沖縄県宜野湾市の米軍普天間飛行場から名護市辺野古への移設計画に関して、政府は28日、移設に反対する県に代わり、軟弱地盤改良工事の設計変更を承認する「代執行」を行った。
国土交通省が承認書を作成し、防衛省沖縄防衛局に交付した。この代執行は、地方自治法に基づくもので、今回が初の事例となる。
防衛省は2024年1月12日にも、軟弱地盤のある大浦湾側の埋め立て区域の外側で、箱形コンクリートを仮置きするための工事に着手する予定だ。
この代執行では福岡高裁那覇支部は判決で、玉城デニー知事による承認の不服を「社会公共の利益を害する」と指摘し、「法の支配の理念や法治主義を著しく損なう」と言及していた。
玉城知事は判決を不服として最高裁に上告し、記者会見で判決を批判。

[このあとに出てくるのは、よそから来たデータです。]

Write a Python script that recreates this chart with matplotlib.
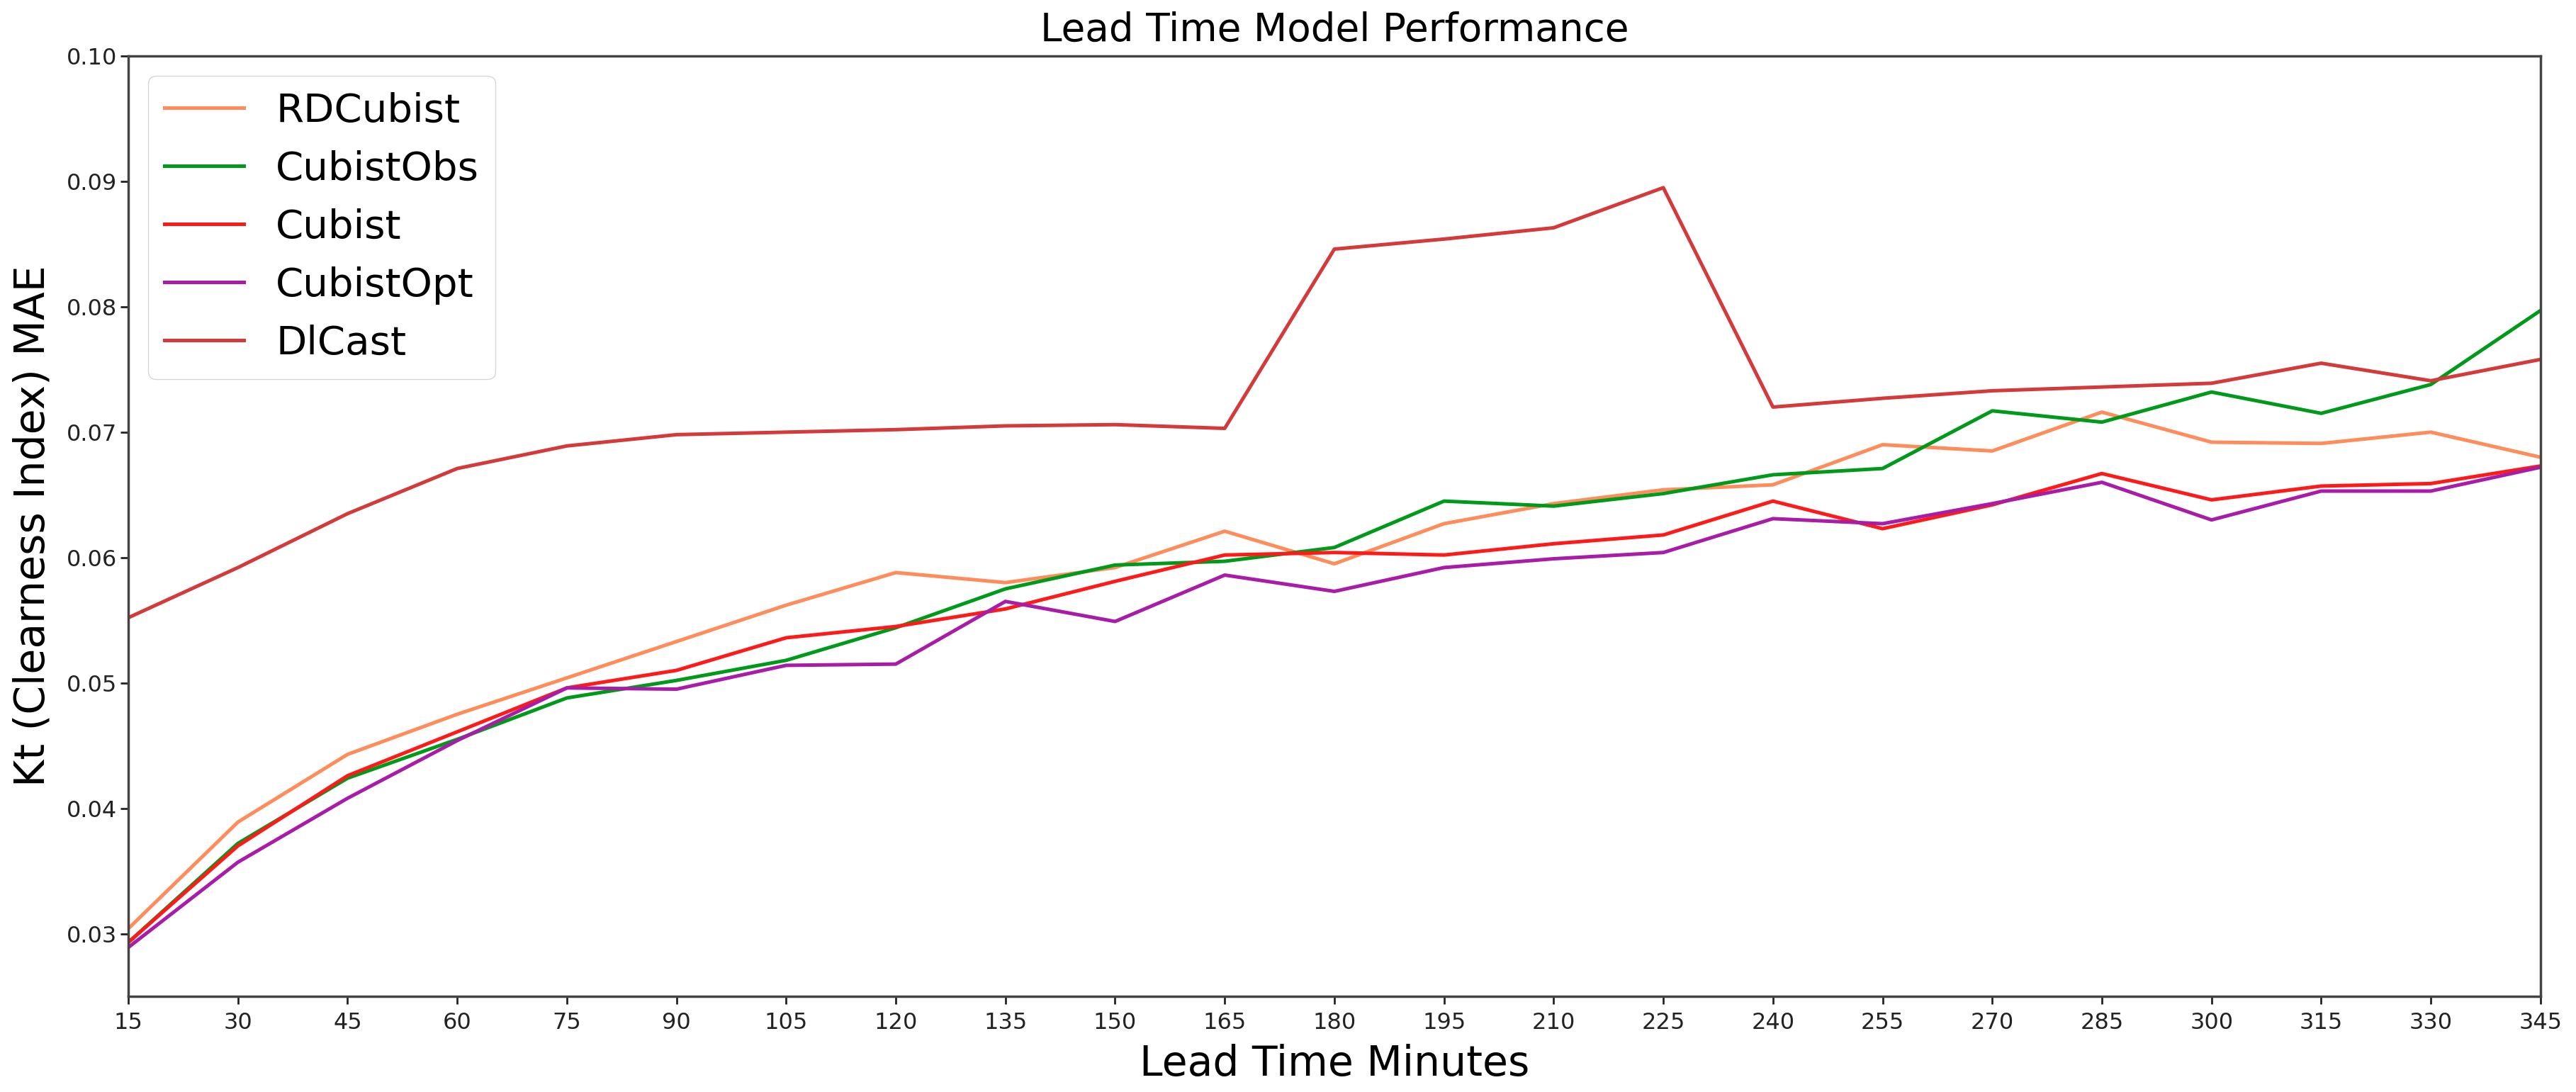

玉城知事は「辺野古移設反対」の立場を貫き、「沖縄県の自主性、自立性を侵害し、多くの県民の民意に反する」と主張した。
普天間飛行場の返還について、日米両政府が1996年に合意。移設計画は、翁長雄志前知事が国を相手取る訴えを起こしたことで注目を集めた。玉城知事も翁長氏の方針を受け継いでいるが、判決に至った訴訟はいずれも県が敗訴している。
政府は辺野古に移設することで普天間飛行場の危険性を解消し、在日米軍の抑止力や対応力を維持できると主張。近年、中国の海洋進出が強まる中、日米にとって沖縄の戦略的重要性が高まっている。